Like a lot of women, I’m noncommittal on whether or not I will make children a part of my life someday. I won’t get into all the reasons here, but what I do know for certain is that I don’t want kids right now. If children make it into the picture, it’s going to happen later in life for me. But whether by adoption or a late pregnancy, I hadn’t given much thought to the actual nuts and bolts of putting off parenthood until the last year or so. The numbers, it turns out, require careful consideration.
It’s a generally accepted fact that the fertility clock begins its dangerous slide toward oblivion at 35. That’s the age when the scale tips in the direction of having more genetically-risky eggs than not, when your rate of ovulation has drastically declined—making conception more difficult, and when you’re more likely to experience various complications than younger ladies who pop out their rugrats in their 20s and early 30s.
That said, it’s impossible to ignore the trend—and the celebrity media coverage—of women having healthy pregnancies in their late 30s, 40s, and beyond. While cautionary tales exist, they’ve been mostly limited to the risk associated with the resulting children. (Certain birth defects as well as conditions like autism are increasingly being linked, at least in part, to the older birth age of mothers and even fathers.) New studies, however, have shown that becoming pregnant after 40, and especially after 45, carries serious risks for the long term health, and life expectancy, of older moms too.
Faced with the possibility of forfeiting my own health along with that of my child’s, I’ve ruled out a post-45 pregnancy as an option for me. Also, since I’ve seen the risks of using 37 and 42 year-old plus eggs in my own family, I’m limiting my own genetic material to the generally accepted shelf-life of 35. And while adoption is still an ideal alternative for me, it’s not a fail-safe. Stable, married couples still find it an uphill battle and single women in this country have an even harder time convincing the state that they can provide a loving home for baby. There are simply no guarantees.
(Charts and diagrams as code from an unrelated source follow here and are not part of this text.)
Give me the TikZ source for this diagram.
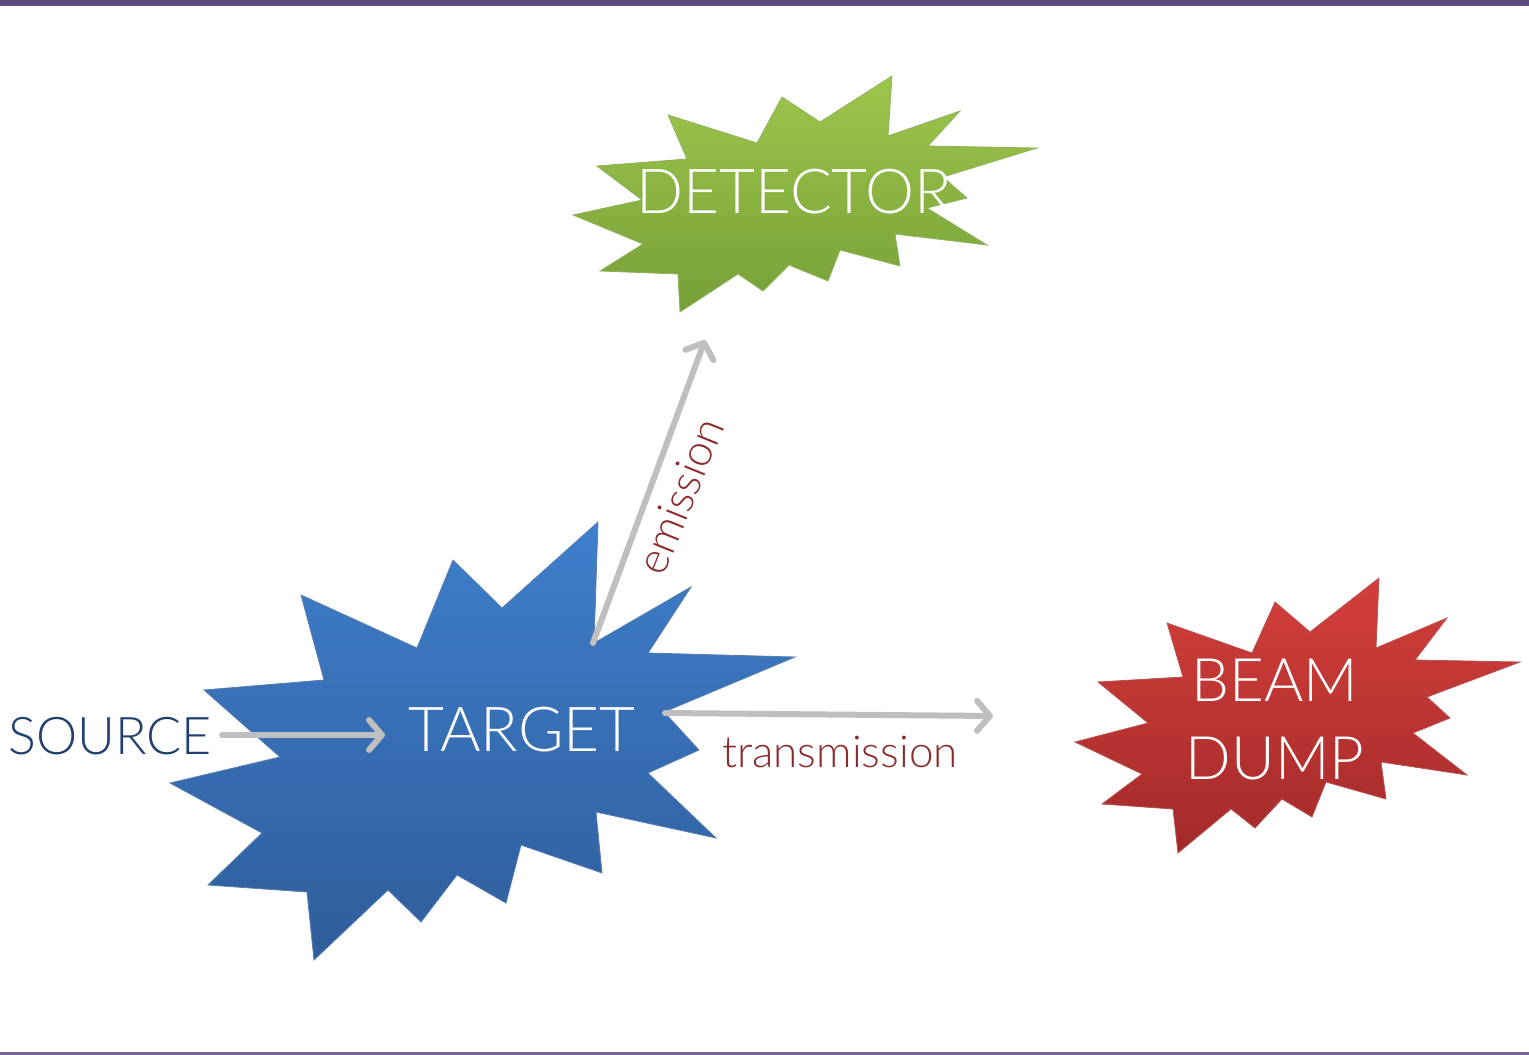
\documentclass[tikz,border=0pt]{standalone}
\usepackage{fontspec}
\setmainfont{Lato Light}
\usetikzlibrary{arrows.meta}
\definecolor{barpurple}{HTML}{5E4A80}
\definecolor{greentop}{HTML}{9EC64C}
\definecolor{greenbot}{HTML}{76A038}
\definecolor{bluetop}{HTML}{3F7FCC}
\definecolor{bluebot}{HTML}{2E5D9B}
\definecolor{redtop}{HTML}{D33F3A}
\definecolor{redbot}{HTML}{A32A2A}
\definecolor{navytxt}{HTML}{1F3F6E}
\definecolor{redtxt}{HTML}{8C2B2B}
\definecolor{arrgray}{HTML}{BFBFBF}
\tikzset{
  burst/.style={line width=0.8pt, line join=miter},
  bigtxt/.style={text=white, font=\fontsize{62}{66}\selectfont, inner sep=0pt, align=center},
  srctxt/.style={text=navytxt, font=\fontsize{52}{56}\selectfont, inner sep=0pt},
  lbl/.style={text=redtxt, font=\fontsize{44}{48}\selectfont, inner sep=0pt},
  arr/.style={draw=arrgray, line width=6pt, line cap=round,
    -{Straight Barb[length=13pt, width=30pt, round, line width=6pt]}},
}
\begin{document}
\begin{tikzpicture}[x=1pt,y=-1pt]
\useasboundingbox (0,0) rectangle (1529,1055);
\fill[white] (0,0) rectangle (1529,1055);
% frame bars
\fill[barpurple] (0,0) rectangle (1529,6);
\fill[barpurple!85] (0,1052) rectangle (1529,1055);

% DETECTOR burst
\path[burst, draw=greenbot!80, top color=greentop, bottom color=greenbot]
  (892,76) -- (888,136) -- (960,111) -- (928,146) -- (1037,148) -- (943,177)
  -- (967,198) -- (927,208) -- (987,245) -- (895,234) -- (900,266) -- (840,250)
  -- (828,281) -- (789,265) -- (763,291) -- (738,274) -- (680,312) -- (678,274)
  -- (600,271) -- (643,244) -- (573,215) -- (642,200) -- (597,166) -- (687,159)
  -- (668,115) -- (757,143) -- (782,97) -- (820,122) -- cycle;

% TARGET burst
\path[burst, draw=bluebot!80, top color=bluetop, bottom color=bluebot]
  (598,522) -- (594,643) -- (691,587) -- (648,653) -- (795,657) -- (664,712)
  -- (699,750) -- (648,773) -- (716,838) -- (596,812) -- (602,873) -- (521,845)
  -- (506,903) -- (457,875) -- (421,922) -- (388,890) -- (314,960) -- (307,892)
  -- (208,885) -- (262,833) -- (170,783) -- (280,757) -- (204,690) -- (324,680)
  -- (301,595) -- (417,648) -- (453,560) -- (502,608) -- cycle;

% BEAM DUMP burst
\path[burst, draw=redbot!80, top color=redtop, bottom color=redbot]
  (1379,578) -- (1376,648) -- (1447,618) -- (1415,660) -- (1520,662) -- (1427,697)
  -- (1450,718) -- (1413,733) -- (1467,775) -- (1381,762) -- (1386,799) -- (1326,782)
  -- (1312,817) -- (1282,799) -- (1255,828) -- (1231,809) -- (1178,853) -- (1173,809)
  -- (1102,804) -- (1142,774) -- (1075,742) -- (1148,723) -- (1098,682) -- (1183,677)
  -- (1167,623) -- (1252,653) -- (1275,602) -- (1310,632) -- cycle;

% texts
\node[bigtxt] (det) at (794,192) {DETECTOR};
\node[bigtxt] (tgt) at (522,730) {TARGET};
\node[bigtxt, font=\fontsize{60}{78}\selectfont] (bd) at (1275,720) {BEAM\\DUMP};
\node[srctxt] (src) at (110,736) {SOURCE};

% connector end points
\coordinate (srcA) at (222,735);
\coordinate (tgtIn) at (385,735);
\coordinate (emA) at (593,643);
\coordinate (emB) at (705,340);
\coordinate (trA) at (665,713);
\coordinate (trB) at (993,716);

\draw[arr] (srcA) -- (tgtIn);
\draw[arr] (emA) -- (emB);
\draw[arr] (trA) -- (trB);

\node[lbl] (tr) at (840,752) {transmission};
\node[lbl, rotate=68] (em) at (680,496) {emission};
\end{tikzpicture}
\end{document}
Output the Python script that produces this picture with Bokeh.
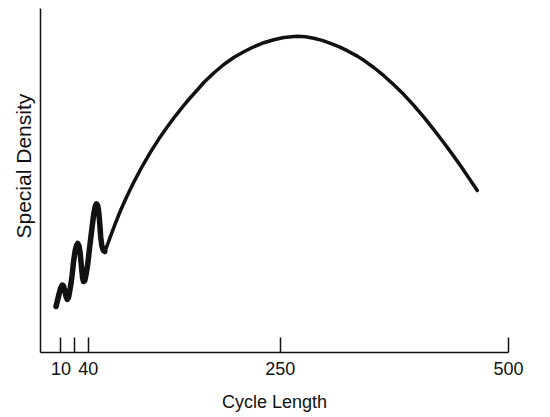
from bokeh.plotting import figure
from bokeh.models import Range1d, FixedTicker, Title
from bokeh.embed import file_html
from bokeh.resources import INLINE

# Curve (cycle length, spectral density in arbitrary units)
cycle_len = [4.6, 6.2, 7.9, 9.5, 11.4, 12.8, 14.1, 15.5, 16.9, 18.3, 19.7, 21.0,
             22.3, 23.7, 25.4, 27.0, 28.4, 29.9, 31.2, 32.5, 33.6, 34.7, 36.1, 37.7,
             39.4, 41.0, 42.7, 44.3, 46.0, 47.6, 48.9, 50.2, 51.3, 52.4, 53.5, 54.7,
             56.4, 58.0,
             61.0, 64.2, 69.7, 75.2, 82.5, 89.8, 99.0, 108.0, 117.1, 126.3, 135.4,
             144.5, 151.8, 159.2, 166.4, 177.3, 188.3, 199.2, 210.2, 221.1, 232.1,
             243.0, 254.0, 268.7, 277.8, 286.8, 296.0, 305.1, 314.2, 323.4, 334.4,
             341.6, 352.5, 363.5, 374.4, 385.4, 396.3, 407.3, 418.2, 429.2, 438.4,
             447.5, 456.6, 465.8]
density = [46, 52, 58.5, 64, 67.5, 66.5, 62, 56, 53, 55, 62, 69,
           78, 90, 101, 107, 109, 106, 98, 85, 75, 71, 72, 79,
           89, 102, 115, 127, 139, 146.5, 148.7, 147, 141, 130, 116, 107,
           102, 101,
           108, 116.2, 129.4, 142, 156.8, 170.4, 186.2, 200.4, 213.4, 225.5, 236.7,
           247.1, 255, 262.5, 270, 279.5, 288, 295, 300.7, 305.7, 309.8,
           312.8, 315, 316.3, 315.7, 314.3, 312.1, 309.2, 305.8, 301.8, 296.4,
           292.2, 285, 276.8, 267.8, 257.9, 247.1, 235.3, 222.8, 209.8, 198.4,
           186.7, 174.6, 162]
n_wiggle = 38  # the short-cycle wiggles are drawn bolder

tick_values = [10, 25, 40, 250, 500]
tick_labels = ["10", "", "40", "250", "500"]

FONT = "Liberation Sans"
INK = "#111111"

p = figure(frame_width=468, frame_height=344, output_backend="svg",
           toolbar_location=None,
           x_range=Range1d(-12.4, 500), y_range=Range1d(0, 344),
           min_border_left=40, min_border_right=34, min_border_top=8,
           min_border_bottom=60)
p.outline_line_color = None
p.xgrid.visible = False
p.ygrid.visible = False
p.background_fill_color = "white"
p.border_fill_color = "white"

p.line(cycle_len, density, line_width=3.5, line_color=INK,
       line_cap="round", line_join="round")
p.line(cycle_len[:n_wiggle], density[:n_wiggle], line_width=5.5, line_color=INK,
       line_cap="round", line_join="round")

xa = p.xaxis[0]
xa.ticker = FixedTicker(ticks=tick_values)
xa.major_label_overrides = {v: s for v, s in zip(tick_values, tick_labels)}
xa.minor_tick_line_color = None
xa.major_tick_in = 15
xa.major_tick_out = 0
xa.major_tick_line_width = 1.5
xa.major_tick_line_color = INK
xa.axis_line_width = 1.5
xa.axis_line_color = INK
xa.major_label_text_font = FONT
xa.major_label_text_font_size = "18px"
xa.major_label_text_color = INK
xa.major_label_standoff = 9
xa.axis_label = "Cycle Length"
xa.axis_label_text_font = FONT
xa.axis_label_text_font_size = "18px"
xa.axis_label_text_font_style = "normal"
xa.axis_label_text_color = INK
xa.axis_label_standoff = 14

ya = p.yaxis[0]
ya.ticker = FixedTicker(ticks=[])
ya.minor_tick_line_color = None
ya.major_tick_line_color = None
ya.axis_line_width = 1.5
ya.axis_line_color = INK
ya.major_label_text_font_size = "0px"

p.add_layout(Title(text="Special Density", align="left", offset=114,
                   text_font=FONT, text_font_size="21px", text_font_style="normal",
                   text_color=INK, standoff=12), "left")

open("out.html", "w").write(file_html(p, INLINE))
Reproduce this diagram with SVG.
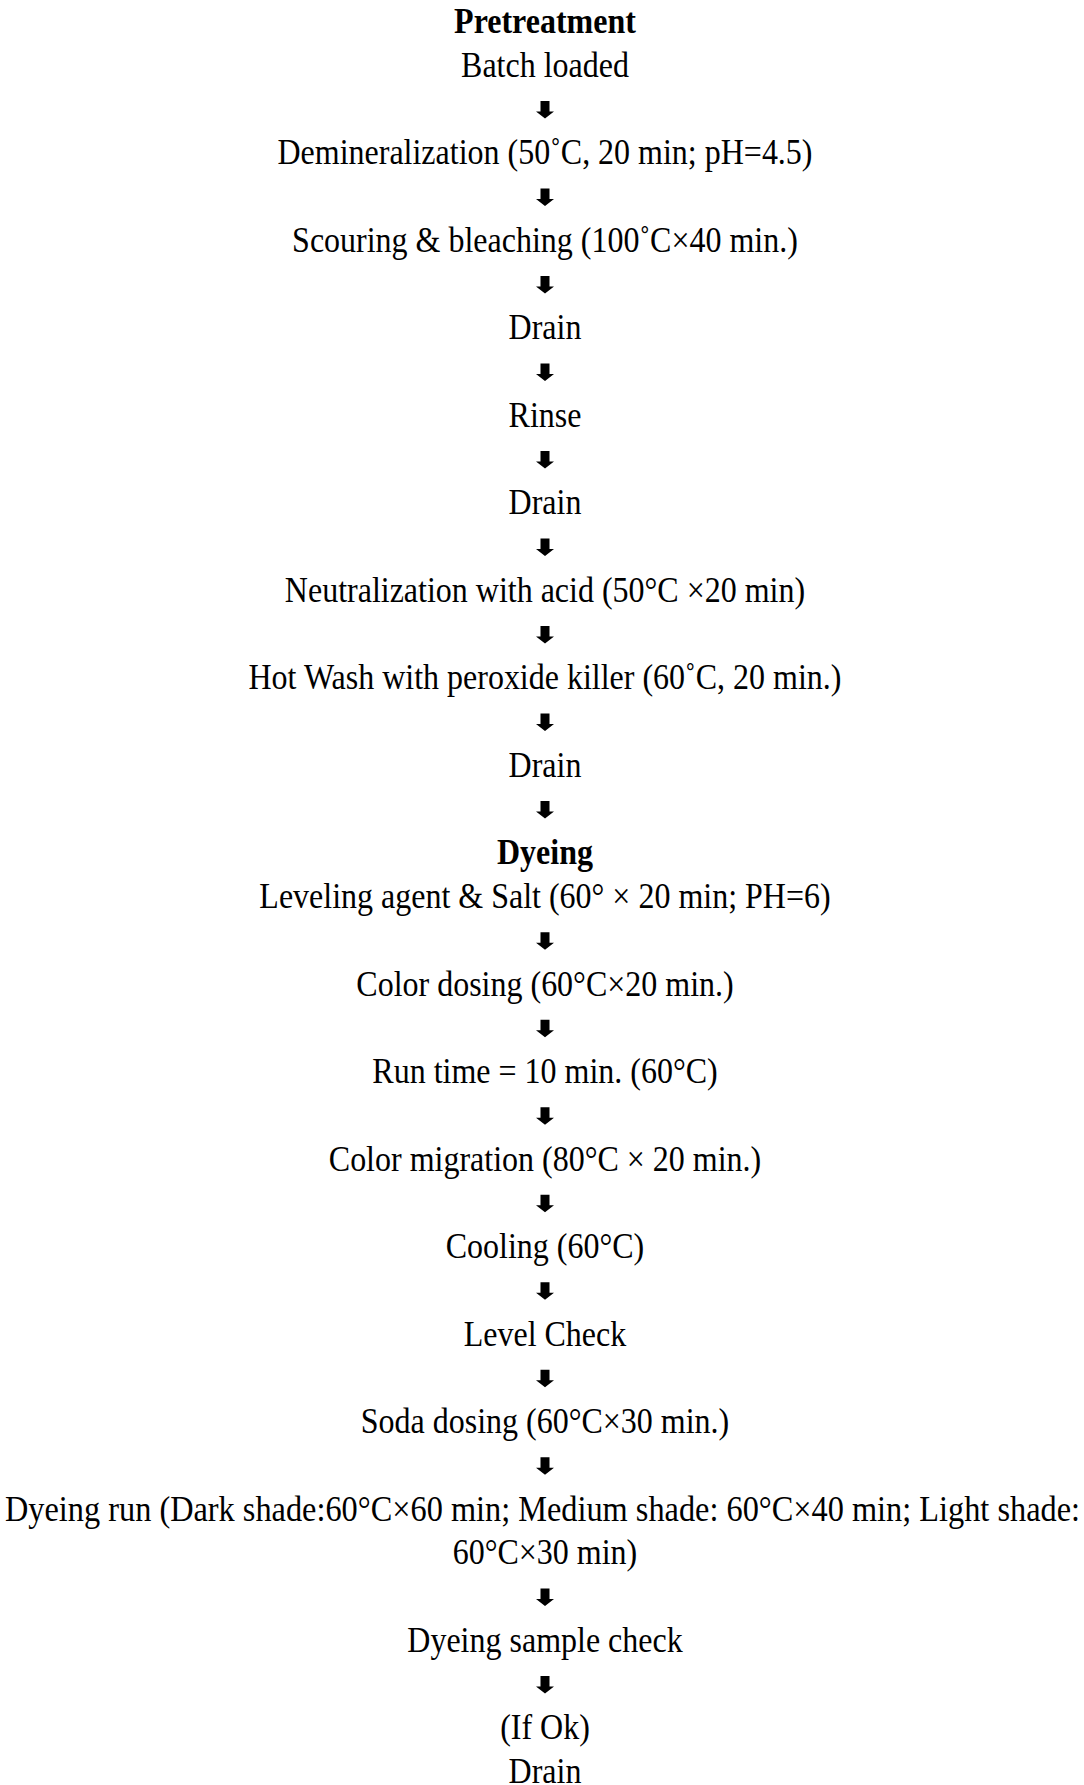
<svg xmlns="http://www.w3.org/2000/svg" xmlns:xlink="http://www.w3.org/1999/xlink" width="1084" height="1785" viewBox="0 0 1084 1785">
<style>
text{font-family:"Liberation Serif","Times New Roman",serif;font-size:32px;fill:#000;text-anchor:middle}
.b{font-weight:bold}
</style>
<defs>
<path id="arr" d="M-4.5,-19.5 H4.5 V-9 H9 L0,-2 L-9,-9 H-4.5 Z" fill="#000"/>
</defs>
<rect width="1084" height="1785" fill="#fff"/>
<g id="n-pretreatment" transform="translate(0,33) scale(1,1.15)"><text class="b" x="545" y="0">Pretreatment</text></g>
<g id="n-batch" transform="translate(0,76.75) scale(1,1.15)"><text x="545" y="0">Batch loaded</text></g>
<g id="n-demin" transform="translate(0,164.25) scale(1,1.15)"><text x="545" y="0">Demineralization (50˚C, 20 min; pH=4.5)</text></g>
<g id="n-scouring" transform="translate(0,251.75) scale(1,1.15)"><text x="545" y="0">Scouring &amp; bleaching (100˚C×40 min.)</text></g>
<g id="n-drain1" transform="translate(0,339.25) scale(1,1.15)"><text x="545" y="0">Drain</text></g>
<g id="n-rinse" transform="translate(0,426.75) scale(1,1.15)"><text x="545" y="0">Rinse</text></g>
<g id="n-drain2" transform="translate(0,514.25) scale(1,1.15)"><text x="545" y="0">Drain</text></g>
<g id="n-neutral" transform="translate(0,601.75) scale(1,1.15)"><text x="545" y="0">Neutralization with acid (50°C ×20 min)</text></g>
<g id="n-hotwash" transform="translate(0,689.25) scale(1,1.15)"><text x="545" y="0">Hot Wash with peroxide killer (60˚C, 20 min.)</text></g>
<g id="n-drain3" transform="translate(0,776.75) scale(1,1.15)"><text x="545" y="0">Drain</text></g>
<g id="n-dyeing" transform="translate(0,864.25) scale(1,1.15)"><text class="b" x="545" y="0">Dyeing</text></g>
<g id="n-leveling" transform="translate(0,908) scale(1,1.15)"><text x="545" y="0">Leveling agent &amp; Salt (60° × 20 min; PH=6)</text></g>
<g id="n-colordosing" transform="translate(0,995.5) scale(1,1.15)"><text x="545" y="0">Color dosing (60°C×20 min.)</text></g>
<g id="n-runtime" transform="translate(0,1083) scale(1,1.15)"><text x="545" y="0">Run time = 10 min. (60°C)</text></g>
<g id="n-migration" transform="translate(0,1170.5) scale(1,1.15)"><text x="545" y="0">Color migration (80°C × 20 min.)</text></g>
<g id="n-cooling" transform="translate(0,1258) scale(1,1.15)"><text x="545" y="0">Cooling (60°C)</text></g>
<g id="n-levelcheck" transform="translate(0,1345.5) scale(1,1.15)"><text x="545" y="0">Level Check</text></g>
<g id="n-soda" transform="translate(0,1433) scale(1,1.15)"><text x="545" y="0">Soda dosing (60°C×30 min.)</text></g>
<g id="n-dyeingrun" transform="translate(0,1520.5) scale(1,1.15)"><text x="542.5" y="0" textLength="1075" lengthAdjust="spacingAndGlyphs">Dyeing run (Dark shade:60°C×60 min; Medium shade: 60°C×40 min; Light shade:</text><text x="545" y="38.04">60°C×30 min)</text></g>
<g id="n-sample" transform="translate(0,1651.75) scale(1,1.15)"><text x="545" y="0">Dyeing sample check</text></g>
<g id="n-drain4" transform="translate(0,1739.25) scale(1,1.15)"><text x="545" y="0">(If Ok)</text><text x="545" y="38.04">Drain</text></g>
<g id="connectors">
<use xlink:href="#arr" x="545" y="120.5"/>
<use xlink:href="#arr" x="545" y="208"/>
<use xlink:href="#arr" x="545" y="295.5"/>
<use xlink:href="#arr" x="545" y="383"/>
<use xlink:href="#arr" x="545" y="470.5"/>
<use xlink:href="#arr" x="545" y="558"/>
<use xlink:href="#arr" x="545" y="645.5"/>
<use xlink:href="#arr" x="545" y="733"/>
<use xlink:href="#arr" x="545" y="820.5"/>
<use xlink:href="#arr" x="545" y="951.75"/>
<use xlink:href="#arr" x="545" y="1039.25"/>
<use xlink:href="#arr" x="545" y="1126.75"/>
<use xlink:href="#arr" x="545" y="1214.25"/>
<use xlink:href="#arr" x="545" y="1301.75"/>
<use xlink:href="#arr" x="545" y="1389.25"/>
<use xlink:href="#arr" x="545" y="1476.75"/>
<use xlink:href="#arr" x="545" y="1608"/>
<use xlink:href="#arr" x="545" y="1695.5"/>
</g>
</svg>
So where does that leave me? At the beginning of a potentially long and expensive journey of harvesting and freezing my own eggs, just in case I want to use them down the road.
Last Friday, after a long health history interview and initial planning session, I scheduled an appointment for a fertility assessment in late August. I’ll be going off the Pill next week for the first time since I was 19 years old so we can see how my ovaries do on their own and whether my body seems capable of producing the necessary eggs. I’ve also placed the initial calls to my insurance provider and health savings account administrator to explore the financial side of this ‘little’ endeavor. Let me tell you, it ain’t pretty, though it is within the realm of possibility.